Exercise aim: Go through the listing and set it down exactly, leaving out its pictures.

····················

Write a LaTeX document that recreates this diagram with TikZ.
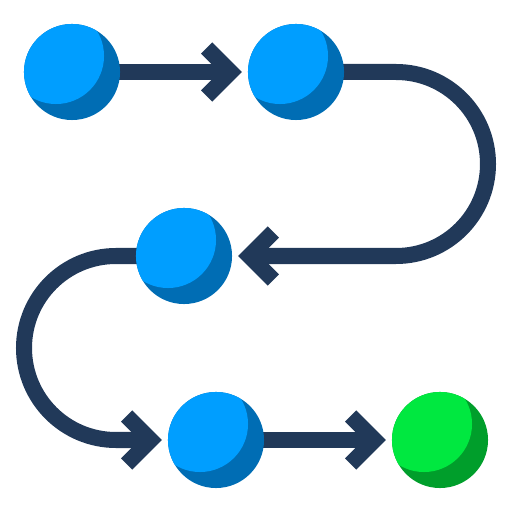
\documentclass[tikz,border=0pt]{standalone}
\usetikzlibrary{calc,backgrounds}
\definecolor{lblue}{RGB}{0,158,255}
\definecolor{dblue}{RGB}{0,109,180}
\definecolor{navy}{RGB}{33,57,89}
\definecolor{lgreen}{RGB}{0,232,64}
\definecolor{dgreen}{RGB}{0,158,43}
\begin{document}
\begin{tikzpicture}[x=0.01cm,y=0.01cm,
  ball/.style 2 args={circle, minimum size=0.96cm, inner sep=0pt, fill=#2,
    path picture={\fill[#1] ([xshift=-0.16cm,yshift=0.16cm]path picture bounding box.center) circle (0.48cm);}},
  conn/.style={draw=navy, line width=0.16cm, line cap=butt},
  chev/.style={draw=navy, line width=0.16cm, line cap=butt, line join=miter}]
\useasboundingbox (0,0) rectangle (512,512);
\node[ball={lblue}{dblue}] (c1) at (72,440) {};
\node[ball={lblue}{dblue}] (c2) at (296,440) {};
\node[ball={lblue}{dblue}] (c3) at (184,256) {};
\node[ball={lblue}{dblue}] (c4) at (216,72) {};
\node[ball={lgreen}{dgreen}] (c5) at (440,72) {};
\coordinate (v1) at ($(c2.west)+(-16.6,0)$);
\coordinate (v2) at ($(c3.east)+(16.6,0)$);
\coordinate (v3) at ($(c4.west)+(-16.6,0)$);
\coordinate (v4) at ($(c5.west)+(-16.6,0)$);
\begin{scope}[on background layer]
\draw[conn] (c1.center) -- (v1);
\draw[conn] (c2.center) -- (396,440) arc (90:-90:92) -- (v2);
\draw[conn] (c3.center) -- (116,256) arc (90:270:92) -- (v3);
\draw[conn] (c4.center) -- (v4);
\end{scope}
\draw[chev] ($(v1)+(-24,24)$) -- (v1) -- ($(v1)+(-24,-24)$);
\draw[chev] ($(v2)+(24,24)$) -- (v2) -- ($(v2)+(24,-24)$);
\draw[chev] ($(v3)+(-24,24)$) -- (v3) -- ($(v3)+(-24,-24)$);
\draw[chev] ($(v4)+(-24,24)$) -- (v4) -- ($(v4)+(-24,-24)$);
\end{tikzpicture}
\end{document}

····················

Written solution:
Write a LaTeX document that recreates this diagram with TikZ.
\documentclass[tikz,border=0pt]{standalone}
\usetikzlibrary{calc,backgrounds}
\definecolor{lblue}{RGB}{0,158,255}
\definecolor{dblue}{RGB}{0,109,180}
\definecolor{navy}{RGB}{33,57,89}
\definecolor{lgreen}{RGB}{0,232,64}
\definecolor{dgreen}{RGB}{0,158,43}
\begin{document}
\begin{tikzpicture}[x=0.01cm,y=0.01cm,
  ball/.style 2 args={circle, minimum size=0.96cm, inner sep=0pt, fill=#2,
    path picture={\fill[#1] ([xshift=-0.16cm,yshift=0.16cm]path picture bounding box.center) circle (0.48cm);}},
  conn/.style={draw=navy, line width=0.16cm, line cap=butt},
  chev/.style={draw=navy, line width=0.16cm, line cap=butt, line join=miter}]
\useasboundingbox (0,0) rectangle (512,512);
\node[ball={lblue}{dblue}] (c1) at (72,440) {};
\node[ball={lblue}{dblue}] (c2) at (296,440) {};
\node[ball={lblue}{dblue}] (c3) at (184,256) {};
\node[ball={lblue}{dblue}] (c4) at (216,72) {};
\node[ball={lgreen}{dgreen}] (c5) at (440,72) {};
\coordinate (v1) at ($(c2.west)+(-16.6,0)$);
\coordinate (v2) at ($(c3.east)+(16.6,0)$);
\coordinate (v3) at ($(c4.west)+(-16.6,0)$);
\coordinate (v4) at ($(c5.west)+(-16.6,0)$);
\begin{scope}[on background layer]
\draw[conn] (c1.center) -- (v1);
\draw[conn] (c2.center) -- (396,440) arc (90:-90:92) -- (v2);
\draw[conn] (c3.center) -- (116,256) arc (90:270:92) -- (v3);
\draw[conn] (c4.center) -- (v4);
\end{scope}
\draw[chev] ($(v1)+(-24,24)$) -- (v1) -- ($(v1)+(-24,-24)$);
\draw[chev] ($(v2)+(24,24)$) -- (v2) -- ($(v2)+(24,-24)$);
\draw[chev] ($(v3)+(-24,24)$) -- (v3) -- ($(v3)+(-24,-24)$);
\draw[chev] ($(v4)+(-24,24)$) -- (v4) -- ($(v4)+(-24,-24)$);
\end{tikzpicture}
\end{document}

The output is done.